City governments and their citizens could focus on four approaches to applying their power against corporate interests.

  • Ensure the master plan represents the best interests of the community and apply its rules.

    • A master plan typically includes analysis, recommendations, and proposals for a city’s economy, housing, transportation, community facilities, and land use, including zoning regulations and development standards.

    • The plan show include an exhaustive analysis of the costs and benefits of those elements to the public good, not just private business.

    • The plan represents the rules that give cities authority that they then have the responsibility and financial capacity to act on to for the public good.

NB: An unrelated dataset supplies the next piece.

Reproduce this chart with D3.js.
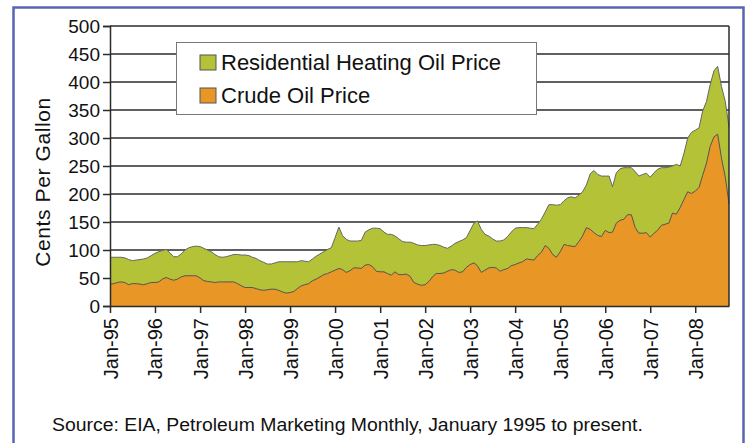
<!DOCTYPE html>
<html>
<head>
<meta charset="utf-8">
<script src="https://cdn.jsdelivr.net/npm/d3@7"></script>
<style>
  body { margin: 0; background: #fff; }
  svg text { font-family: "Liberation Sans", Arial, Helvetica, sans-serif; fill: #111; }
</style>
</head>
<body>
<div id="app"></div>
<script>
// monthly values, cents per gallon, Jan 1995 .. Oct 2008
const firstMonth = new Date(1995, 0, 1);

const heatingOil = [
  87, 87, 87, 87, 86, 83, 81, 82, 83, 84, 86, 90,
  94, 97, 99, 101, 95, 88, 88, 93, 100, 104, 106, 107,
  106, 103, 100, 97, 92, 88, 87, 88, 90, 92, 92, 91,
  91, 90, 87, 85, 81, 78, 75, 75, 77, 79, 79, 79,
  79, 79, 79, 81, 80, 79, 84, 89, 93, 97, 101, 104,
  122, 141, 126, 119, 116, 116, 116, 117, 132, 136, 139, 139,
  138, 132, 128, 128, 125, 120, 115, 114, 114, 112, 109, 108,
  108, 109, 110, 110, 108, 105, 103, 107, 112, 115, 118, 122,
  135, 148, 152, 137, 128, 125, 120, 116, 116, 118, 124, 132,
  139, 140, 140, 140, 139, 138, 146, 155, 168, 181, 181, 180,
  181, 188, 193, 195, 193, 198, 204, 216, 236, 242, 235, 232,
  232, 232, 213, 238, 245, 247, 247, 247, 240, 232, 235, 237,
  230, 238, 244, 247, 247, 248, 250, 253, 250, 272, 300, 310,
  314, 318, 348, 365, 395, 420, 428, 392, 365, 320
];

const crudeOil = [
  39, 40, 42, 43, 42, 38, 40, 40, 39, 38, 40, 42,
  42, 43, 48, 51, 48, 46, 48, 52, 54, 54, 54, 54,
  50, 45, 44, 43, 42, 43, 43, 43, 43, 43, 40, 36,
  33, 33, 33, 31, 29, 28, 29, 30, 30, 28, 25, 23,
  24, 26, 31, 36, 38, 40, 45, 48, 52, 56, 58, 61,
  64, 67, 65, 60, 63, 68, 68, 67, 73, 74, 70, 62,
  61, 61, 58, 55, 61, 56, 56, 57, 53, 42, 39, 37,
  38, 44, 52, 58, 58, 59, 62, 65, 64, 60, 61, 69,
  74, 77, 72, 60, 64, 68, 69, 68, 62, 65, 67, 72,
  74, 77, 79, 84, 83, 82, 90, 96, 108, 103, 92, 87,
  97, 110, 108, 107, 106, 115, 125, 140, 137, 131, 126, 124,
  135, 131, 132, 148, 153, 155, 163, 163, 140, 130, 130, 131,
  123, 130, 135, 144, 146, 148, 166, 164, 176, 190, 204, 201,
  205, 212, 233, 255, 285, 302, 307, 264, 230, 183
];

const seriesNames = ["Residential Heating Oil Price", "Crude Oil Price"];
const yTicks = [0, 50, 100, 150, 200, 250, 300, 350, 400, 450, 500];
const yTitle = "Cents Per Gallon";
const sourceNote = "Source: EIA, Petroleum Marketing Monthly, January 1995 to present.";

const W = 749, H = 443;
const plot = { left: 110, right: 729, top: 26, bottom: 306 };
const colors = { heating: "#b3c236", crude: "#e89626", edge: "#555", grid: "#2b2b2b", frame: "#5766b4" };

const months = heatingOil.map((v, i) => d3.timeMonth.offset(firstMonth, i));
const rows = months.map((d, i) => ({ date: d, heating: heatingOil[i], crude: crudeOil[i] }));

const svg = d3.select("#app").append("svg")
  .attr("width", W)
  .attr("height", H);

svg.append("rect")
  .attr("width", W).attr("height", H)
  .attr("fill", "#fff");

// blue frame around the whole figure (runs off the bottom)
svg.append("rect")
  .attr("x", 13.5).attr("y", 7.5)
  .attr("width", 730).attr("height", 470)
  .attr("fill", "none")
  .attr("stroke", colors.frame)
  .attr("stroke-width", 2.5);

const x = d3.scaleTime()
  .domain([months[0], months[months.length - 1]])
  .range([plot.left, plot.right]);

const y = d3.scaleLinear()
  .domain([0, 500])
  .range([plot.bottom, plot.top]);

// gridlines
svg.append("g")
  .selectAll("line")
  .data(yTicks.filter(t => t > 0))
  .enter().append("line")
  .attr("x1", plot.left).attr("x2", plot.right)
  .attr("y1", d => y(d)).attr("y2", d => y(d))
  .attr("stroke", colors.grid)
  .attr("stroke-width", 1.3);

const areaOf = key => d3.area()
  .x(d => x(d.date))
  .y0(y(0))
  .y1(d => y(d[key]));

const lineOf = key => d3.line()
  .x(d => x(d.date))
  .y(d => y(d[key]));

svg.append("path").datum(rows)
  .attr("d", areaOf("heating"))
  .attr("fill", colors.heating);
svg.append("path").datum(rows)
  .attr("d", lineOf("heating"))
  .attr("fill", "none").attr("stroke", "#666").attr("stroke-width", 1);

svg.append("path").datum(rows)
  .attr("d", areaOf("crude"))
  .attr("fill", colors.crude);
svg.append("path").datum(rows)
  .attr("d", lineOf("crude"))
  .attr("fill", "none").attr("stroke", colors.edge).attr("stroke-width", 1);

// right edge of the plot
svg.append("line")
  .attr("x1", plot.right).attr("x2", plot.right)
  .attr("y1", plot.top).attr("y2", plot.bottom)
  .attr("stroke", colors.grid).attr("stroke-width", 1.5);

// y axis
const yAxis = svg.append("g")
  .attr("transform", `translate(${plot.left},0)`)
  .call(d3.axisLeft(y).tickValues(yTicks).tickSize(7).tickPadding(3).tickFormat(d3.format("d")));
yAxis.selectAll("text").attr("font-size", 19).attr("fill", "#111");
yAxis.selectAll("line, path").attr("stroke", colors.grid).attr("stroke-width", 1.5);

// x axis
const yearTicks = d3.timeYear.range(new Date(1995, 0, 1), new Date(2008, 1, 1));
const xAxis = svg.append("g")
  .attr("transform", `translate(0,${plot.bottom})`)
  .call(d3.axisBottom(x).tickValues(yearTicks).tickSize(7).tickSizeOuter(0).tickFormat(d3.timeFormat("%b-%y")));
xAxis.selectAll("line, path").attr("stroke", colors.grid).attr("stroke-width", 1.5);
xAxis.selectAll("text")
  .attr("font-size", 20)
  .attr("fill", "#111")
  .attr("text-anchor", "end")
  .attr("transform", "rotate(-90)")
  .attr("x", -12)
  .attr("y", 0)
  .attr("dy", "0.35em");

// axis title
svg.append("text")
  .attr("transform", `translate(50,182) rotate(-90)`)
  .attr("text-anchor", "middle")
  .attr("font-size", 21)
  .attr("letter-spacing", 0.6)
  .text(yTitle);

// legend
const legend = svg.append("g").attr("transform", "translate(176,42)");
legend.append("rect")
  .attr("x", 0.5).attr("y", 0.5)
  .attr("width", 360).attr("height", 72)
  .attr("fill", "#fff")
  .attr("stroke", "#777");

const legendColors = [colors.heating, colors.crude];
const legendItem = legend.selectAll("g.item")
  .data(seriesNames)
  .enter().append("g")
  .attr("class", "item")
  .attr("transform", (d, i) => `translate(24,${13 + i * 33})`);
legendItem.append("rect")
  .attr("width", 16).attr("height", 15)
  .attr("fill", (d, i) => legendColors[i])
  .attr("stroke", "#555");
legendItem.append("text")
  .attr("x", 21).attr("y", 15)
  .attr("font-size", 22)
  .text(d => d);

// source note
svg.append("text")
  .attr("transform", "translate(52,431) scale(1.05,1)")
  .attr("font-size", 18.5)
  .text(sourceNote);
</script>
</body>
</html>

    • For example, housing developers often make special requests of city planning commissions regarding easements and heights of new buildings.

    • These “variances” are essentially outside the rules.

    • Cities do not have to accommodate developers, but they often do, allowing a few extra floors to be built, for example.

  • Set up a local municipal authority

    • It can provide services like electricity, water, gas, internet, telephone services, and garbage removal.

    • Top priorities are health, safety, and quality of life because they are owned by the public and workers.

    • They allow for new funding models that can accelerate our transition to a safe and renewable grid, while reducing the burden on people who are already paying too much.”

  • Take the risk of thinking and acting like the private sector. Cities are not going anywhere, so they can afford to take a little risk and ask for as much as they can until the other party walks away.

  • Figure out how to leverage all their assets to make municipalities better for the people by taking an inventory of their resources.

    • Many cities have buildings which can generate electricity, land for affordable housing, and debt capacity to fund development for its citizens.

    • Cities use financing capacity to generate capital for conventions centers, sports facilities that cost tens of millions of dollars.

    • If cities want to build affordable housing, for example, they can argue that all they want is the same funding that financed a stadium or convention center AND it’s good for citizens.